The Basics of Reinforcement Learning

Reinforcement learning is a class of machine learning where an agent learns to make decisions by interacting with its environment. The agent takes actions and receives feedback in the form of rewards or penalties. The agent's objective is to learn the optimal policy to maximize the cumulative reward over time. A typical reinforcement learning problem can be modeled as a Markov Decision Process (MDP), which consists of:

A set of states (S)
A set of actions (A)
State transition probabilities (P)
Immediate reward function (R)
Discount factor (γ, gamma)

Deep Reinforcement Learning

In the traditional reinforcement learning framework, the agent tries to learn a value function or policy function using tabular methods that require huge memory to store the individual values for each state-action pair. However, when the state-space becomes large or continuous, these methods become infeasible.

Deep reinforcement learning solves this problem by using deep learning techniques to represent the value function or policy function in a more compact and expressive manner. A neural network acts as a function approximator, taking the state as input and outputting the value or policy values for each possible action.

Robot Control using Deep Reinforcement Learning

Let's consider a robotic arm that needs to learn to pick up objects. We will break down how DRL can be used to train this robotic arm:

State (S): The position and orientation of the robotic arm and the object.
Action (A): The movement of the robotic arm's joints like joint angles and velocities.
Reward (R): A reward is given when the robot successfully picks up the object and a penalty is given when it fails.

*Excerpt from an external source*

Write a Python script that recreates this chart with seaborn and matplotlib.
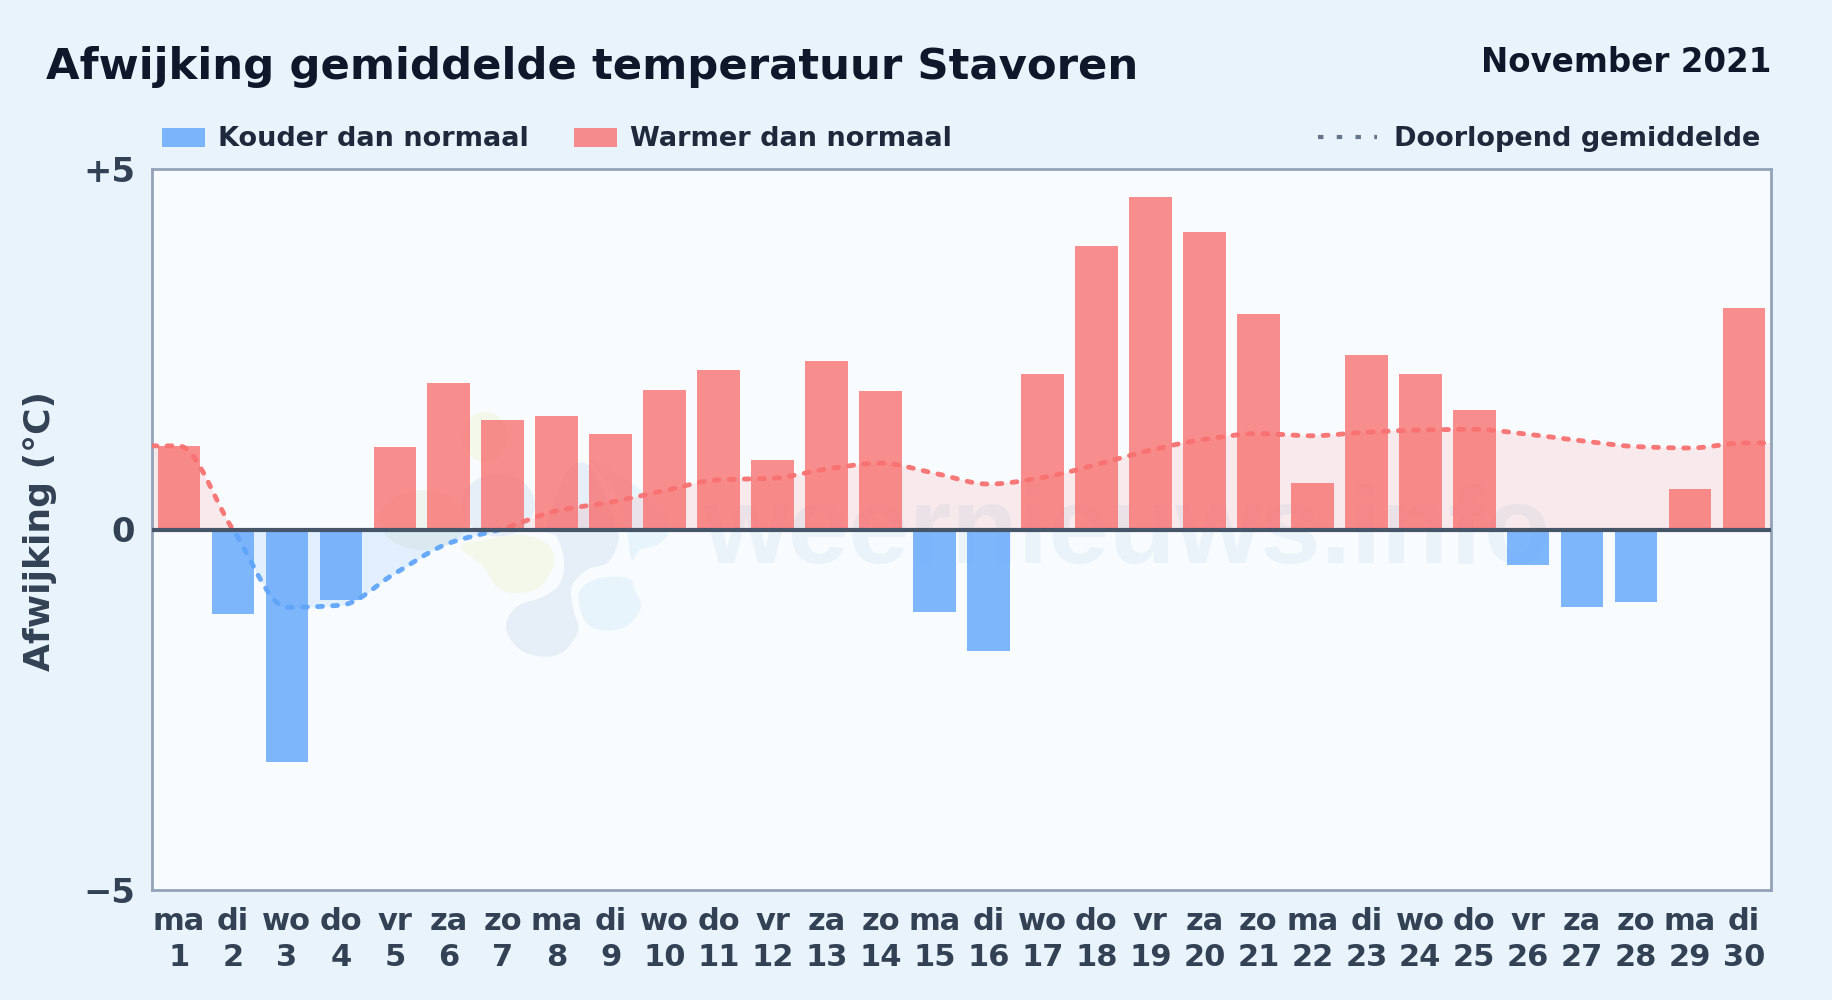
import numpy as np
import pandas as pd
import seaborn as sns
import matplotlib.pyplot as plt
from matplotlib.lines import Line2D
from matplotlib.patches import Patch, Ellipse, Rectangle, Polygon
from matplotlib.transforms import IdentityTransform

# values
weekdays = ['ma', 'di', 'wo', 'do', 'vr', 'za', 'zo'] * 4 + ['ma', 'di']
days = list(range(1, 31))
deviation = [1.16, -1.17, -3.22, -0.98, 1.14, 2.03, 1.52, 1.58, 1.32, 1.94,
             2.21, 0.96, 2.34, 1.92, -1.14, -1.68, 2.16, 3.93, 4.61, 4.12,
             2.99, 0.64, 2.42, 2.15, 1.66, -0.49, -1.08, -1.01, 0.56, 3.07]
running_mean = [1.16, 0.00, -1.08, -1.05, -0.61, -0.19, 0.01, 0.26, 0.38, 0.54,
                0.69, 0.71, 0.84, 0.92, 0.78, 0.63, 0.72, 0.90, 1.10, 1.25,
                1.33, 1.30, 1.35, 1.38, 1.39, 1.32, 1.23, 1.15, 1.13, 1.20]

COLD = '#60a5fa'
WARM = '#f87171'
BG = '#e8f3fc'
PANEL = '#f8fcff'
TICK = '#334155'


def smooth(xs, ys, steps=24):
    """monotone cubic through the points, like a d3 curveMonotoneX"""
    xs = np.asarray(xs, dtype=float)
    ys = np.asarray(ys, dtype=float)
    h = np.diff(xs)
    d = np.diff(ys) / h
    m = np.zeros_like(ys)
    m[0], m[-1] = d[0], d[-1]
    for i in range(1, len(ys) - 1):
        if d[i - 1] * d[i] > 0:
            m[i] = 2 * d[i - 1] * d[i] / (d[i - 1] + d[i])
    out_x, out_y = [], []
    for i in range(len(h)):
        t = np.linspace(0, 1, steps, endpoint=False)
        out_x.append(xs[i] + t * h[i])
        out_y.append((2*t**3 - 3*t**2 + 1) * ys[i] + (t**3 - 2*t**2 + t) * h[i] * m[i]
                     + (-2*t**3 + 3*t**2) * ys[i + 1] + (t**3 - t**2) * h[i] * m[i + 1])
    return np.r_[np.concatenate(out_x), xs[-1]], np.r_[np.concatenate(out_y), ys[-1]]


def blob(ax, pts, color):
    """closed catmull-rom shape for the logo, points in pixels from the top left"""
    p = np.asarray(pts, dtype=float) / 3 + [360, 380]
    out = []
    for i in range(len(p)):
        a, b, c, d = p[i - 1], p[i], p[(i + 1) % len(p)], p[(i + 2) % len(p)]
        for t in np.linspace(0, 1, 12, endpoint=False):
            out.append(0.5 * (2*b + (c - a)*t + (2*a - 5*b + 4*c - d)*t**2 + (3*b - a - 3*c + d)*t**3))
    out = np.array(out)
    out[:, 1] = 1000 - out[:, 1]
    ax.add_patch(Polygon(out, closed=True, color=color, lw=0, zorder=1, transform=IdentityTransform()))


sns.set_theme(style='white')
plt.rcParams['font.family'] = ['DejaVu Sans']
plt.rcParams['font.weight'] = 'bold'

fig = plt.figure(figsize=(18.32, 10), dpi=100, facecolor=BG)
ax = fig.add_axes([152 / 1832, 1 - 890 / 1000, (1771 - 152) / 1832, (890 - 169) / 1000])
ax.set_facecolor(PANEL)

df = pd.DataFrame({'day': [str(d) for d in days], 'dev': deviation})
df['kind'] = np.where(df['dev'] < 0, 'cold', 'warm')
sns.barplot(data=df, x='day', y='dev', hue='kind', dodge=False, width=0.79,
            palette={'cold': COLD, 'warm': WARM}, alpha=0.8, legend=False,
            saturation=1, linewidth=0, ax=ax, zorder=3)

ax.set_xlim(-0.5, 29.5)
ax.set_ylim(-5, 5)

# watermark
ax.text(17.57, -0.46, 'weernieuws.info', fontsize=78.5, fontweight='bold', family='Liberation Sans',
        color='#8fb8de', alpha=0.13, ha='center', va='baseline', zorder=1)
ax.add_patch(Ellipse((360 + 190 / 3, 1000 - (380 + 420 / 3)), 87, 60, color='#eff5ee', lw=0, zorder=1,
                     transform=IdentityTransform()))
ax.add_patch(Ellipse((360 + 375 / 3, 1000 - (380 + 170 / 3)), 45, 50, color='#f3f8ea', lw=0, zorder=1,
                     transform=IdentityTransform()))
blob(ax, [(800, 450), (770, 340), (690, 240), (800, 300), (900, 380), (930, 440), (900, 490), (840, 510), (815, 540)],
     '#e8f4fc')
blob(ax, [(655, 645), (700, 600), (770, 590), (815, 600), (822, 625), (843, 680), (805, 735), (745, 752), (680, 730)],
     '#e8f4fc')
blob(ax, [(300, 500), (370, 480), (480, 465), (560, 490), (582, 550), (540, 620), (470, 640), (410, 620), (370, 560)],
     '#f3f8ea')
blob(ax, [(438, 740), (470, 680), (550, 650), (600, 610), (612, 540), (590, 470), (560, 440), (620, 280), (690, 260),
          (770, 440), (770, 500), (740, 550), (680, 570), (635, 620), (640, 690), (655, 750), (610, 815), (545, 830),
          (475, 805)], '#e6eef7')
ax.add_patch(Ellipse((360 + 415 / 3, 1000 - (380 + 375 / 3)), 73, 63, color='#e6eef7', lw=0, zorder=1,
                     transform=IdentityTransform()))

# running mean, flat out to the panel edges
pos = np.arange(len(days))
line_x, line_y = smooth(np.r_[-0.5, pos, 29.5], np.r_[running_mean[0], running_mean, running_mean[-1]])
ax.fill_between(line_x, line_y, 0, where=line_y >= 0, interpolate=True, color=WARM, alpha=0.13, lw=0, zorder=2)
ax.fill_between(line_x, line_y, 0, where=line_y <= 0, interpolate=True, color=COLD, alpha=0.15, lw=0, zorder=2)
for col, rect in [(WARM, (-0.5, 0, 30, 5)), (COLD, (-0.5, -5, 30, 5))]:
    ln, = ax.plot(line_x, line_y, color=col, lw=3.5, ls=(0, (1.0, 2.1)), dash_capstyle='round', alpha=0.95, zorder=4)
    ln.set_clip_path(Rectangle(rect[:2], rect[2], rect[3], transform=ax.transData))

ax.axhline(0, color='#475569', lw=3, zorder=5)

for s in ax.spines.values():
    s.set_visible(True)
    s.set_color('#94a3b8')
    s.set_linewidth(2)

ax.set_yticks([-5, 0, 5], ['\u22125', '0', '+5'])
ax.set_xticks(pos, [f'{w}\n{d}' for w, d in zip(weekdays, days)], linespacing=1.3)
ax.tick_params(axis='y', length=0, pad=12, labelsize=24.3, labelcolor=TICK)
ax.tick_params(axis='x', length=0, pad=12, labelsize=22, labelcolor=TICK)
ax.set_xlabel('')
ax.set_ylabel('Afwijking (\u00b0C)', fontsize=26, color=TICK, fontweight='bold')
ax.yaxis.set_label_coords(40 / 1832, 0.469, transform=fig.transFigure)
ax.yaxis.label.set_verticalalignment('center')

fig.text(46 / 1832, 1 - 67 / 1000, 'Afwijking gemiddelde temperatuur Stavoren', fontsize=31.2,
         fontweight='bold', color='#0f172a', va='center', ha='left')
fig.text(1771 / 1832, 1 - 62 / 1000, 'November 2021', fontsize=23.45, fontweight='bold',
         color='#0f172a', va='center', ha='right')

left = ax.legend(handles=[Patch(color=COLD, alpha=0.8, lw=0, label='Kouder dan normaal'),
                          Patch(color=WARM, alpha=0.8, lw=0, label='Warmer dan normaal')],
                 ncol=2, frameon=False, loc='center left', bbox_to_anchor=(162 / 1832, 1 - 139.5 / 1000),
                 bbox_transform=fig.transFigure, prop={'size': 19.5, 'weight': 'bold'},
                 labelcolor='#1e293b', handlelength=1.6, handleheight=0.7, columnspacing=1.66,
                 handletextpad=0.48, borderpad=0, borderaxespad=0)
ax.add_artist(left)
ax.legend(handles=[Line2D([], [], color='#64748b', lw=3, ls=(0, (1.3, 3.2)), label='Doorlopend gemiddelde')],
          frameon=False, loc='center right', bbox_to_anchor=(1760 / 1832, 1 - 139.5 / 1000),
          bbox_transform=fig.transFigure, prop={'size': 19.5, 'weight': 'bold'},
          labelcolor='#1e293b', handlelength=2.2, handletextpad=0.61, borderpad=0, borderaxespad=0)

fig.savefig('out.png', dpi=100, facecolor=BG)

We can use DRL algorithms like DDPG (Deep Deterministic Policy Gradient) or SAC (Soft Actor-Critic) for this problem. To illustrate a simple DRL code snippet, we will use tensorflow library to create a dummy neural network for the policy function:

import tensorflow as tf

class PolicyNetwork(tf.keras.Model):
    def __init__(self, state_dim, action_dim, hidden_size=256):
        super(PolicyNetwork, self).__init__()
        self.dense1 = tf.keras.layers.Dense(hidden_size, activation='relu')
        self.dense2 = tf.keras.layers.Dense(hidden_size, activation='relu')
        self.output_layer = tf.keras.layers.Dense(action_dim, activation='tanh')

    def call(self, states):
        x = self.dense1(states)
        x = self.dense2(x)
        actions = self.output_layer(x)
        return actions

state_dim = 8
action_dim = 4
policy_network = PolicyNetwork(state_dim, action_dim)

This code snippet showcases a simple feed-forward neural network representing the policy function. The neural network takes the state as input and outputs the joint angles and velocities for the robotic arm as actions.

In summary, deep reinforcement learning is a promising approach for building intelligent robotic systems that can learn optimal control policies from interactions with their environment. The combination of deep learning techniques and reinforcement learning methods enable the agent to learn complex policy and value functions in high-dimensional state and action spaces.